P2 powers internal collaboration at WordPress.com, and is now free - sochanger
https://wordpress.com/blog/2020/08/06/improve-your-remote-collaboration-with-p2/
======
noahtallen
I work at Automattic, and p2 is (in my mind) _the_ thing that makes our
remote-only culture work. We don't really use email that much or other forms
of async chat. When synchronous chat (like Slack) gets to be too in-depth, our
motto is "p2 or it didn't happen." p2 has the widest visibility in the company
-- anyone can search for a p2 post, or cross-post to other teams and
divisions. Since many teams are spread across the globe, async conversations
are crucial to staying aligned. That's why any kind of in-depth conversation,
technical analysis, or decision making happens on p2.

Company culture is also important to making it work, in my mind. p2 is viewed
as the source of truth for many conversations (including meeting notes and
summaries of slack conversations), which is part of how it works.

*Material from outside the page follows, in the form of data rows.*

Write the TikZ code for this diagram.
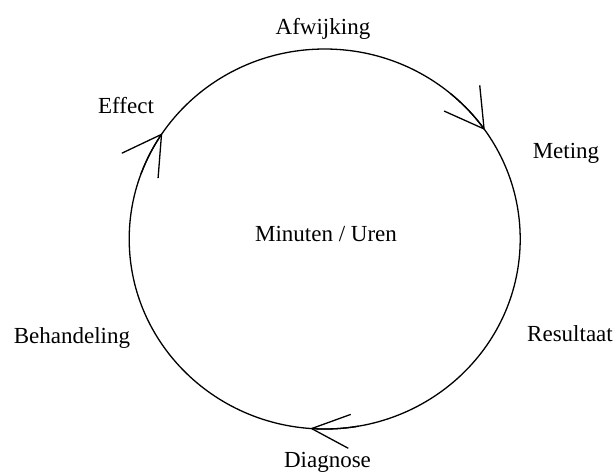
\documentclass[tikz,border=0pt]{standalone}
\usepackage{fontspec}
\setmainfont{Liberation Serif}
\usetikzlibrary{arrows.meta,shapes.geometric,positioning}

\begin{document}
\begin{tikzpicture}[
    x=0.5pt, y=0.5pt,
    cyclering/.style={ellipse, draw=black, line width=0.65pt, minimum width=195.5pt, minimum height=190pt, inner sep=0pt, outer sep=0pt},
    phase/.style={font=\fontsize{11.5}{14}\selectfont, anchor=base, inner sep=0pt},
    barb/.style={-{Straight Barb[length=19pt, width=#1, line width=0.65pt]}, line width=0.65pt},
    barb/.default=22pt
]
\useasboundingbox (0,0) rectangle (616,-472);

% Cycle
\node[cyclering] (cyc) at (324.7,-239) {};
\node[phase] (time) at (326,-241) {Minuten / Uren};

% Phases round the cycle
\node[phase] (afw) at (323,-34) {Afwijking};
\node[phase] (met) at (566,-158) {Meting};
\node[phase] (res) at (570,-341) {Resultaat};
\node[phase] (dia) at (327.5,-467) {Diagnose};
\node[phase] (beh) at (72,-343) {Behandeling};
\node[phase] (eff) at (126,-113) {Effect};

% Direction of the cycle
\draw[barb] (cyc.center) ++(50:97.75pt and 95pt) arc[start angle=50, end angle=35, x radius=97.75pt, y radius=95pt];
\draw[barb=17pt] (cyc.center) ++(280:97.75pt and 95pt) arc[start angle=280, end angle=265.7, x radius=97.75pt, y radius=95pt];
\draw[barb] (cyc.center) ++(160:97.75pt and 95pt) arc[start angle=160, end angle=146.2, x radius=97.75pt, y radius=95pt];

\end{tikzpicture}
\end{document}
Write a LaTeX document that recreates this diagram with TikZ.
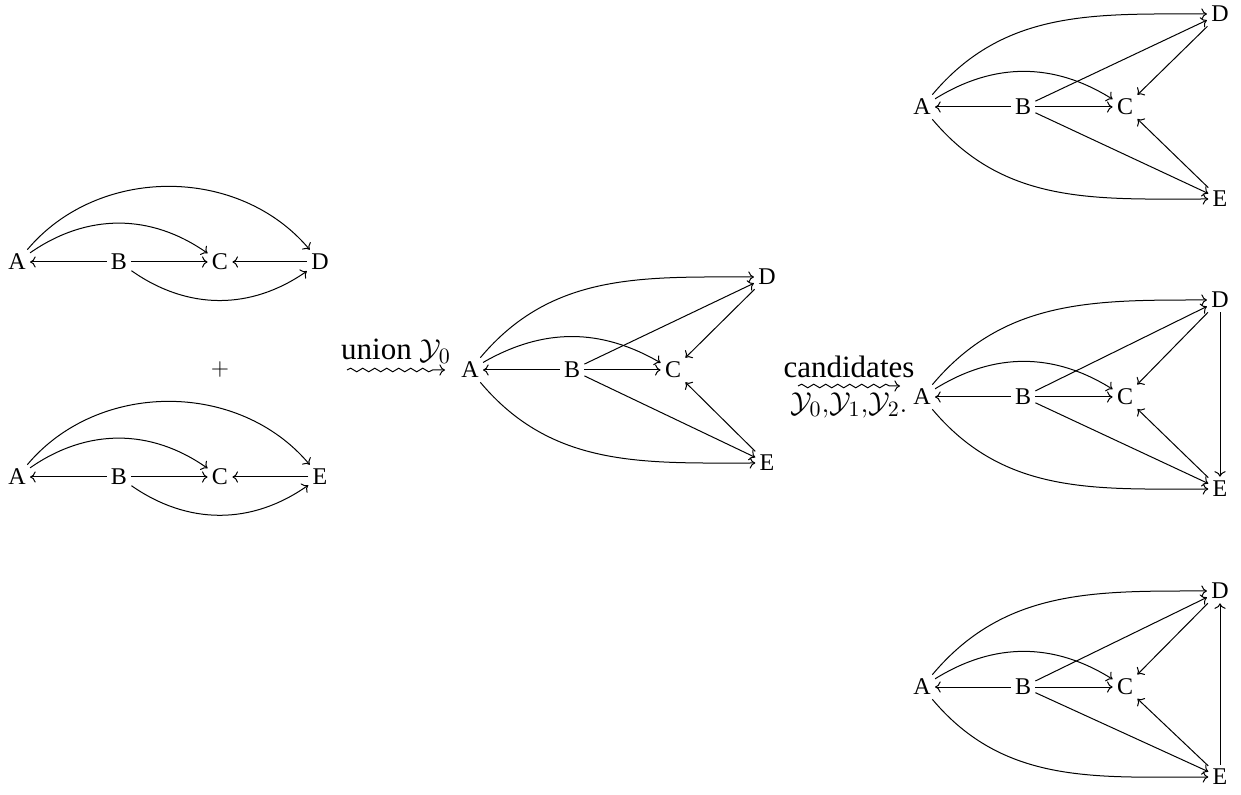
\documentclass[tikz,border=0pt]{standalone}
\usepackage{fontspec}
\setmainfont{Liberation Serif}
\usetikzlibrary{decorations.pathmorphing,arrows.meta,positioning}

\begin{document}
\begin{tikzpicture}[x=0.5pt,y=0.5pt,font=\fontsize{12}{14}\selectfont,
    >={Computer Modern Rightarrow[length=2.8pt,width=5.6pt]},
    every node/.style={inner sep=2pt},
    edge/.style={->,line width=0.5pt},
    lbl/.style={font=\fontsize{15.5}{18}\selectfont},
    squig/.style={->,line width=0.5pt,decorate,
      decoration={snake,amplitude=0.9pt,segment length=6pt,post length=4pt}}]
    \useasboundingbox (0,0) rectangle (1241,-795);
    % first input graph
    \node (a1) at (17,-262) {A};
    \node (b1) at (119,-262) {B};
    \node (c1) at (220,-262) {C};
    \node (d1) at (320,-262) {D};
    \draw [edge] (b1) -- (a1);
    \draw [edge] (b1) -- (c1);
    \draw [edge] (d1) -- (c1);
    \draw [edge] (a1) to [bend left=35] (c1);
    \draw [edge] (a1) to [bend left=50] (d1);
    \draw [edge] (b1) to [bend right=35] (d1);
    \node (plus) at (220,-370) {$+$};
    % second input graph
    \node (a2) at (17,-477) {A};
    \node (b2) at (119,-477) {B};
    \node (c2) at (220,-477) {C};
    \node (e2) at (320,-477) {E};
    \draw [edge] (b2) -- (a2);
    \draw [edge] (b2) -- (c2);
    \draw [edge] (e2) -- (c2);
    \draw [edge] (a2) to [bend left=35] (c2);
    \draw [edge] (a2) to [bend left=50] (e2);
    \draw [edge] (b2) to [bend right=35] (e2);
    % union
    \coordinate (u1) at (347,-370);
    \coordinate (u2) at (445,-370);
    \draw [squig] (u1) -- node [lbl,above=1pt] {union $\mathcal{Y}_0$} (u2);
    % union graph
    \node (a3) at (470,-370) {A};
    \node (b3) at (572,-370) {B};
    \node (c3) at (673,-370) {C};
    \node (d3) at (767,-277) {D};
    \node (e3) at (767,-463) {E};
    \draw [edge] (b3) -- (a3);
    \draw [edge] (b3) -- (c3);
    \draw [edge] (a3) to [bend left=30] (c3);
    \draw [edge] (a3) to [out=50,in=180] (d3);
    \draw [edge] (a3) to [out=-50,in=180] (e3);
    \draw [edge] (b3) -- (d3);
    \draw [edge] (b3) -- (e3);
    \draw [edge] (d3) -- (c3);
    \draw [edge] (e3) -- (c3);
    % candidates
    \coordinate (v1) at (798,-386);
    \coordinate (v2) at (900,-386);
    \draw [squig] (v1) -- node [lbl,above=2pt] {candidates}
      node [lbl,below=1pt] {$\mathcal{Y}_0{,}\mathcal{Y}_1{,}\mathcal{Y}_2.$} (v2);
    % candidate 0
    \node (a4) at (922,-107) {A};
    \node (b4) at (1023,-107) {B};
    \node (c4) at (1125,-107) {C};
    \node (d4) at (1220,-14) {D};
    \node (e4) at (1220,-199) {E};
    \draw [edge] (b4) -- (a4);
    \draw [edge] (b4) -- (c4);
    \draw [edge] (a4) to [bend left=32] (c4);
    \draw [edge] (a4) to [out=50,in=180] (d4);
    \draw [edge] (a4) to [out=-50,in=180] (e4);
    \draw [edge] (b4) -- (d4);
    \draw [edge] (b4) -- (e4);
    \draw [edge] (d4) -- (c4);
    \draw [edge] (e4) -- (c4);
    % candidate 1
    \node (a5) at (922,-397) {A};
    \node (b5) at (1023,-397) {B};
    \node (c5) at (1125,-397) {C};
    \node (d5) at (1220,-300) {D};
    \node (e5) at (1220,-489) {E};
    \draw [edge] (b5) -- (a5);
    \draw [edge] (b5) -- (c5);
    \draw [edge] (a5) to [bend left=32] (c5);
    \draw [edge] (a5) to [out=50,in=180] (d5);
    \draw [edge] (a5) to [out=-50,in=180] (e5);
    \draw [edge] (b5) -- (d5);
    \draw [edge] (b5) -- (e5);
    \draw [edge] (d5) -- (c5);
    \draw [edge] (e5) -- (c5);
    \draw [edge] (d5) -- (e5);
    % candidate 2
    \node (a6) at (922,-687) {A};
    \node (b6) at (1023,-687) {B};
    \node (c6) at (1125,-687) {C};
    \node (d6) at (1220,-591) {D};
    \node (e6) at (1220,-777) {E};
    \draw [edge] (b6) -- (a6);
    \draw [edge] (b6) -- (c6);
    \draw [edge] (a6) to [bend left=32] (c6);
    \draw [edge] (a6) to [out=50,in=180] (d6);
    \draw [edge] (a6) to [out=-50,in=180] (e6);
    \draw [edge] (b6) -- (d6);
    \draw [edge] (b6) -- (e6);
    \draw [edge] (d6) -- (c6);
    \draw [edge] (e6) -- (c6);
    \draw [edge] (e6) -- (d6);
\end{tikzpicture}
\end{document}
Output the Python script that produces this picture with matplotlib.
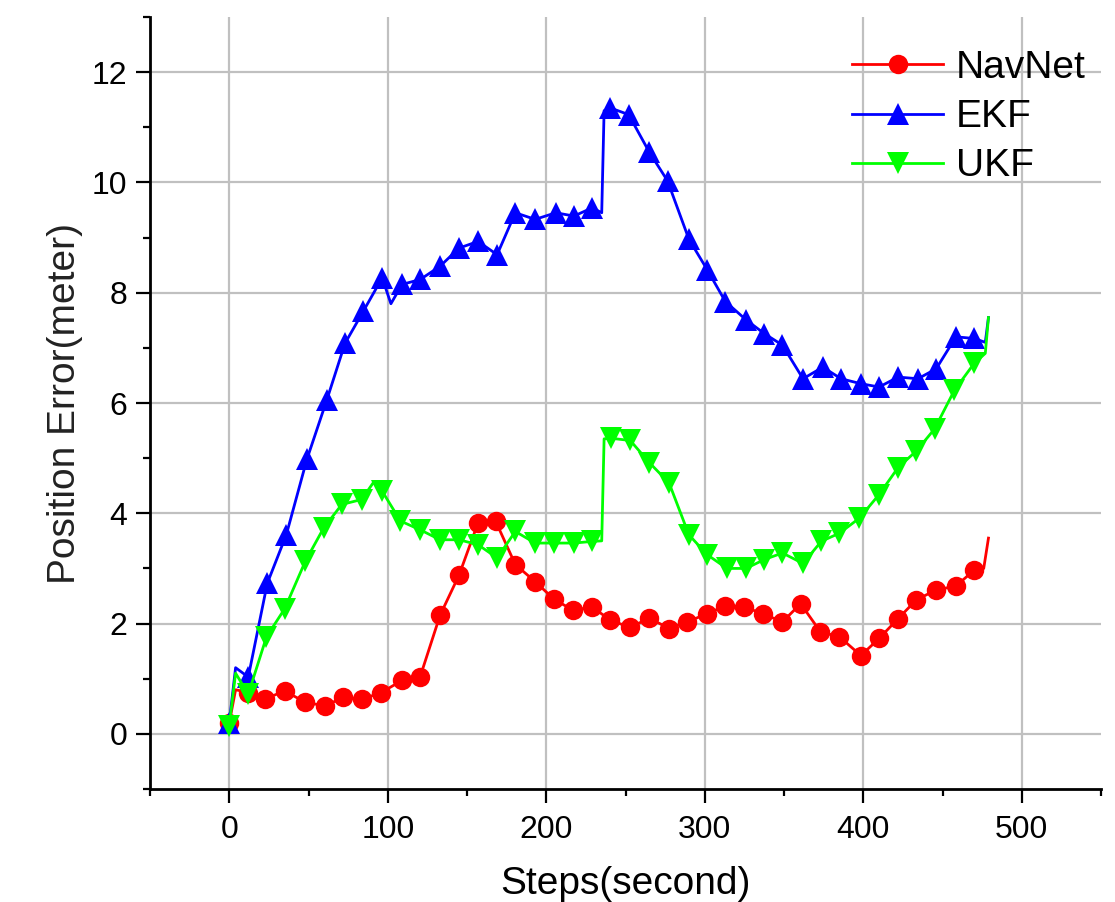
import numpy as np
import matplotlib
matplotlib.use("Agg")
import matplotlib.pyplot as plt
from matplotlib.ticker import MultipleLocator

plt.rcParams['font.family'] = ['Liberation Sans', 'DejaVu Sans']

# marker points
nav_x = [0, 12, 22.5, 35, 48, 60.5, 72, 84, 96, 109, 120.5, 133, 145, 157, 168, 180.5, 193, 205, 217, 229,
         240.5, 253, 265, 277.5, 289, 301.5, 313, 325, 336.5, 349, 360.5, 373, 385, 398.5, 410, 422, 433.5, 446, 458.5, 470]
nav_y = [0.2, 0.75, 0.63, 0.78, 0.57, 0.51, 0.66, 0.63, 0.75, 0.97, 1.04, 2.15, 2.88, 3.83, 3.86, 3.07, 2.76, 2.44, 2.24, 2.30,
         2.06, 1.93, 2.10, 1.91, 2.03, 2.18, 2.32, 2.30, 2.18, 2.03, 2.36, 1.85, 1.76, 1.42, 1.73, 2.09, 2.43, 2.61, 2.68, 2.97]
# line-only vertices (no marker)
nav_extra_x = [4, 476, 479]
nav_extra_y = [0.8, 3.0, 3.55]

ekf_x = [0, 12, 24, 36, 49, 61.5, 73, 84.5, 96.5, 109, 120.5, 133, 145, 157, 169, 180.5, 193, 206, 217.5, 229,
         240.5, 252, 265, 276.5, 290, 301.5, 313, 326, 337.5, 349, 362, 374.5, 386, 398.5, 410, 422, 434.5, 446, 458.5, 470]
ekf_y = [0.2, 1.03, 2.73, 3.61, 4.98, 6.05, 7.08, 7.66, 8.27, 8.15, 8.24, 8.48, 8.81, 8.93, 8.69, 9.45, 9.33, 9.45, 9.39, 9.54,
         11.35, 11.23, 10.55, 10.03, 8.97, 8.42, 7.84, 7.51, 7.26, 7.05, 6.44, 6.65, 6.44, 6.35, 6.29, 6.47, 6.44, 6.62, 7.2, 7.17]
ekf_extra_x = [4, 102, 235, 236.5, 477, 479]
ekf_extra_y = [1.2, 7.8, 9.45, 11.3, 7.1, 7.55]

ukf_x = [0, 12, 23.5, 35, 48, 59.5, 71, 83.5, 96.5, 108, 120.5, 133, 145, 157, 169, 180.5, 193, 205, 217.5, 229,
         241, 253, 265, 277.5, 290, 301.5, 314, 326, 337.5, 349, 362, 373.5, 385, 397.5, 410, 422, 433.5, 445, 457.5, 470]
ukf_y = [0.15, 0.72, 1.76, 2.27, 3.13, 3.73, 4.16, 4.25, 4.40, 3.86, 3.70, 3.52, 3.52, 3.43, 3.19, 3.67, 3.46, 3.46, 3.46, 3.49,
         5.36, 5.32, 4.92, 4.55, 3.61, 3.25, 3.0, 3.0, 3.16, 3.28, 3.09, 3.49, 3.64, 3.91, 4.34, 4.83, 5.13, 5.53, 6.23, 6.72]
ukf_extra_x = [4, 91, 235, 236.5, 477, 479]
ukf_extra_y = [1.1, 4.56, 3.5, 5.35, 6.9, 7.55]


def merge(mx, my, ex, ey):
    x = np.array(mx + ex, dtype=float)
    y = np.array(my + ey, dtype=float)
    order = np.argsort(x, kind='stable')
    x, y = x[order], y[order]
    marks = list(np.where(np.isin(x, mx))[0])
    return x, y, marks


fig = plt.figure(figsize=(11.15, 9.02), dpi=100)
ax = fig.add_axes([150/1115, 1 - 789/902, (1101-150)/1115, (789-17)/902])

series = [
    ('NavNet', nav_x, nav_y, nav_extra_x, nav_extra_y, '#ff0000', 'o', 14),
    ('EKF', ekf_x, ekf_y, ekf_extra_x, ekf_extra_y, '#0000ff', '^', 16.5),
    ('UKF', ukf_x, ukf_y, ukf_extra_x, ukf_extra_y, '#00ff00', 'v', 16.5),
]
for name, mx, my, ex, ey, col, mk, ms in series:
    x, y, marks = merge(mx, my, ex, ey)
    ax.plot(x, y, color=col, lw=2, marker=mk, markersize=ms, markevery=marks,
            markeredgewidth=0, label=name)

ax.set_xlim(-50, 550)
ax.set_ylim(-1, 13)
ax.xaxis.set_major_locator(MultipleLocator(100))
ax.xaxis.set_minor_locator(MultipleLocator(50))
ax.yaxis.set_major_locator(MultipleLocator(2))
ax.yaxis.set_minor_locator(MultipleLocator(1))
ax.grid(True, which='major', color='#c0c0c0', lw=1.6)
ax.set_axisbelow(True)

for s in ['top', 'right']:
    ax.spines[s].set_visible(False)
for s in ['left', 'bottom']:
    ax.spines[s].set_linewidth(2)

ax.tick_params(axis='both', which='major', length=10, width=1.6, labelsize=23)
ax.tick_params(axis='both', which='minor', length=5, width=1.6)
ax.tick_params(axis='x', which='major', pad=9)
ax.tick_params(axis='y', which='major', pad=6.5)

# the reference crops this label at the bottom edge; keep it just inside
ax.set_xlabel('Steps(second)', fontsize=28, labelpad=14.5)
ax.set_ylabel('Position Error(meter)', fontsize=28, labelpad=6, color='#222222')

ax.legend(loc='upper left', bbox_to_anchor=(852/1115, 1 - 50/902), bbox_transform=fig.transFigure,
          frameon=False, fontsize=28, handlelength=2.34, handletextpad=0.33, borderpad=0,
          labelspacing=0.34, borderaxespad=0)

fig.savefig('out.png', dpi=100)
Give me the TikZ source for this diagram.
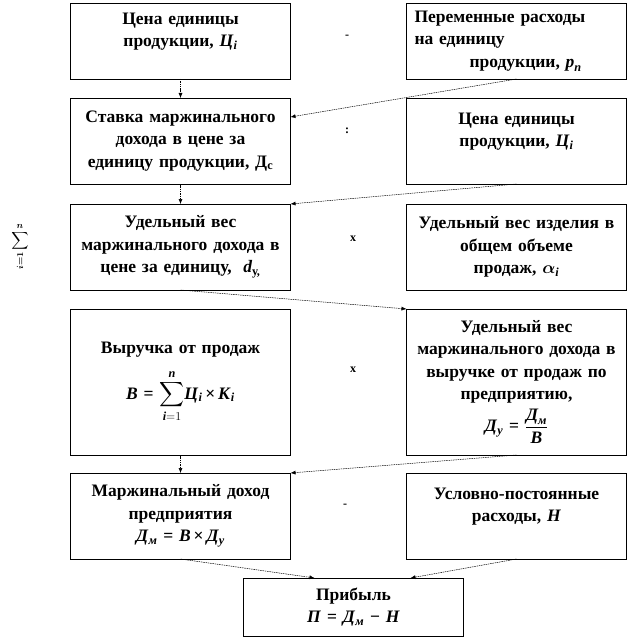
\documentclass[tikz,border=0pt]{standalone}
\usepackage{amsmath}
\usepackage{graphicx}
\usepackage{fontspec}
\setmainfont{Liberation Serif}
\usetikzlibrary{positioning,arrows.meta}
\newcommand{\ivar}[1]{\text{\itshape #1}}
\tikzset{cell/.style={draw=black, line width=0.8pt, inner xsep=3pt, inner ysep=0pt, outer sep=0pt, text width=214pt, align=center, font=\bfseries\fontsize{17.5}{22.5}\selectfont},
op/.style={inner sep=0pt, font=\bfseries\fontsize{12}{12}\selectfont},
link/.style={-{Latex[length=5pt,width=4pt]}, line width=0.5pt, dash pattern=on 1.5pt off 0.8pt},}

\begin{document}
\begin{tikzpicture}[x=1pt, y=-1pt]
\useasboundingbox (0,0) rectangle (630,639);
% left and right columns
\node [cell, minimum height=76pt] (l1) at (180.5,41) {Цена единицы\\продукции, \textit{Ц}$_{\ivar{i}}$\\\mbox{}};
\node [cell, minimum height=76pt, align=left] (r1) [right=116pt of l1] {\hspace*{5pt}Переменные расходы\\\hspace*{5pt}на единицу\\\hspace*{60pt}продукции, $\ivar{p}_{\ivar{п}}$};
\node [cell, minimum height=86pt] (l2) [below=19pt of l1] {Ставка маржинального\\дохода в цене за\\единицу продукции, Д$_{\text{с}}$};
\node [cell, minimum height=86pt] (r2) [right=116pt of l2] {Цена единицы\\продукции, \textit{Ц}$_{\ivar{i}}$\\\mbox{}};
\node [cell, minimum height=86pt] (l3) [below=20pt of l2] {Удельный вес\\маржинального дохода в\\цене за единицу,\ \ $\ivar{d}_{\text{у,}}$};
\node [cell, minimum height=86pt] (r3) [right=116pt of l3] {Удельный вес изделия в\\общем объеме\\продаж, $\boldsymbol{\alpha}_{\ivar{i}}$};
\node [cell, minimum height=146pt] (l4) [below=19pt of l3] {Выручка от продаж\\[12pt]\textit{В} = $\displaystyle\sum_{\ivar{i}=1}^{\ivar{n}}$\textit{Ц}$_{\ivar{i}}$\,×\,\textit{К}$_{\ivar{i}}$};
\node [cell, minimum height=146pt] (r4) [right=116pt of l4] {Удельный вес\\маржинального дохода в\\выручке от продаж по\\предприятию,\\[4pt]\textit{Д}$_{\ivar{у}}$ = $\dfrac{\ivar{Д}_{\ivar{м}}}{\ivar{В}}$};
\node [cell, minimum height=86pt] (l5) [below=18pt of l4] {Маржинальный доход\\предприятия\\\textit{Д}$_{\ivar{м}}$ = \textit{В}\,×\,\textit{Д}$_{\ivar{у}}$};
\node [cell, minimum height=86pt] (r5) [right=116pt of l5] {Условно-постоянные\\расходы, \textit{Н}\\\mbox{}};
\node [cell, minimum height=58pt] (p) at (353.5,607) {Прибыль\\\textit{П} = \textit{Д}$_{\ivar{м}}$ − \textit{Н}};
% operations between columns
\node [op] (o1) at (347,37) {-};
\node [op] (o2) at (347,131) {:};
\node [op] (o3) at (353,239) {х};
\node [op] (o4) at (353,370) {х};
\node [op] (o5) at (345,506) {-};
\node [op, font=\bfseries\boldmath\fontsize{13}{13}\selectfont] (sum) at (20,247) {$\displaystyle\sum_{\rotatebox{90}{$\scriptstyle i=1$}}^{n}$};
% links
\draw[link] (l1) -- (l2);
\draw[link] (r1.south) -- ([yshift=-19pt]l2.north east);
\draw[link] (l2) -- (l3);
\draw[link] (r2.south) -- (l3.north east);
\draw[link] (l3.south) -- (r4.north west);
\draw[link] (l4) -- (l5);
\draw[link] (r4.south) -- (l5.north east);
\draw[link] (l5.south) -- ([xshift=-39pt]p.north);
\draw[link] (r5.south) -- ([xshift=57pt]p.north);
\end{tikzpicture}
\end{document}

Additionally, anyone across the company is empowered to post on any p2 to
start conversations, ask questions, or kickstart lengthy, technical
discussions.

In response to another commenter, Automattic has been using p2 as its main
form of async internal communication for years before it even hit 1k
employees, so it's not the kind of thing which requires a ton of people to
work. Once a few hundred people using it as the main form of async
conversation, there is certainly more content than any one person can consume.
:)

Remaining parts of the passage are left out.